3

Possible Duplicate:
delete duplicate records in SQL Server

I have a table in which unique records are denoted by a composite key, such as (COL_A, COL_B).

I have checked and confirmed that I have duplicate rows in my table by using the following query:

select COL_A, COL_B, COUNT(*)
from MY_TABLE
group by COL_A, COL_B
having count(*) > 1
order by count(*) desc

Now, I would like to remove all duplicate records but keep only one.

Could someone please shed some light on how to achieve this with 2 columns?

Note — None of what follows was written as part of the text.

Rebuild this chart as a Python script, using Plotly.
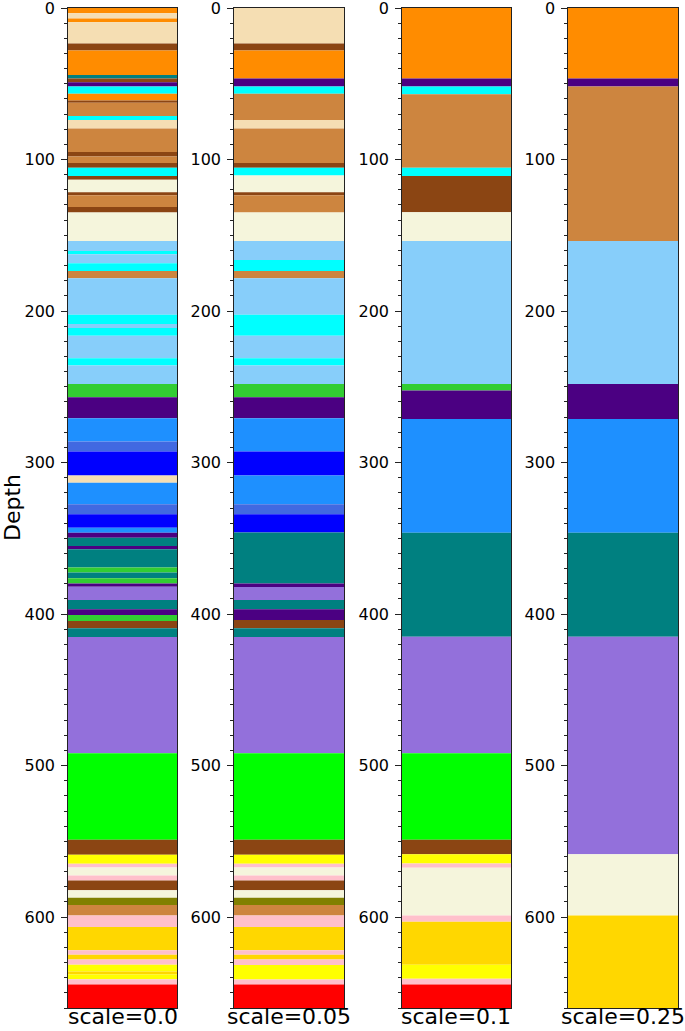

EDIT: Assume the table only has COL_A and COL_B

Community
  • 1
  • 1
czchlong
  • 2,434
  • 10
  • 51
  • 65
  • 1
    Are the rest of the columns the same? How do you decide which you want to keep? – FJT Oct 17 '12 at 17:26
  • @FionaT, In this case, I don't care which one I keep as long as I keep one. This is because they all have the same (COL_A, COL_B) pair. For simplicity's sake, there are only COL_A and COL_B. – czchlong Oct 17 '12 at 17:43
  • 1
    If you don't have another field (hopefully a key field), then your delete statement will delete all records. You have to have another field to differentiate the records. – Data Masseur Oct 17 '12 at 18:53
  • http://stackoverflow.com/questions/3317433/delete-duplicate-records-in-sql-server Come on all I did was search SO for TSQL delete duplicate records. – paparazzo Oct 17 '12 at 21:17

2 Answers2

2

1st solution, It is flexible, because you can add more columns than COL_A and COL_B :

-- create table with identity filed
-- using idenity we can decide which row we can delete
create table MY_TABLE_COPY
(
  id int identity,
  COL_A varchar(30), 
  COL_B  varchar(30)
  /*
     other columns
  */
)
go
-- copy data
insert into MY_TABLE_COPY (COL_A,COL_B/*other columns*/)
select COL_A, COL_B /*other columns*/
from MY_TABLE
group by COL_A, COL_B
having count(*) > 1
-- delete data from  MY_TABLE
-- only duplicates (!)
delete MY_TABLE
from MY_TABLE_COPY c, MY_TABLE t
where c.COL_A=t.COL_A 
and c.COL_B=t.COL_B
go
-- copy data without duplicates
insert into MY_TABLE (COL_A, COL_B /*other columns*/)
select t.COL_A, t.COL_B /*other columns*/
from MY_TABLE_COPY t
where t.id = (
               select max(id) 
               from MY_TABLE_COPY c  
               where t.COL_A = c.COL_A
               and  t.COL_B = c.COL_B
             ) 
go

2nd solution If you have really two columns in MY_TABLE you can use:

-- create table and copy data
select distinct COL_A, COL_B
into MY_TABLE_COPY
from MY_TABLE
-- delete data from  MY_TABLE 
-- only duplicates (!)
delete MY_TABLE
from MY_TABLE_COPY c, MY_TABLE t
where c.COL_A=t.COL_A 
and c.COL_B=t.COL_B
go
-- copy data without duplicates
insert into MY_TABLE
select t.COL_A, t.COL_B
from MY_TABLE_COPY t
go
Robert
  • 25,425
  • 8
  • 67
  • 81
  • You could have just used a SELECT DISTINCT on your INSERT into MY_TABLE_COPY. Then you wouldn't need the where clause with the subquery when reinserting them. Up vote for working around the lack of uniqueness though. – Data Masseur Oct 17 '12 at 19:18
  • @Data Masseur Thanks. Yes I could used a `SELECT DISTINCT`, but It will work if in MY_TABLE we have more then two columns. – Robert Oct 17 '12 at 19:28
  • @DataMasseur I edited the post with you suggestions. – Robert Oct 17 '12 at 19:38
  • Thanks for the detailed answers, will try and let you know. – czchlong Oct 17 '12 at 20:44
1

Try:

-- Copy Current Table
SELECT * INTO #MY_TABLE_COPY FROM MY_TABLE 

-- Delte all rows from current able
DELETE FROM MY_TABLE

-- Insert only unique values, removing your duplicates
INSERT INTO MY_TABLE
SELECT DISTINCT * FROM #MY_TABLE_COPY

-- Remove Temp Table
DROP TABLE #MY_TABLE_COPY

That should work as long as you don't break any foreign keys when deleting rows from MY_TABLE.

Shawn H
  • 550
  • 6
  • 15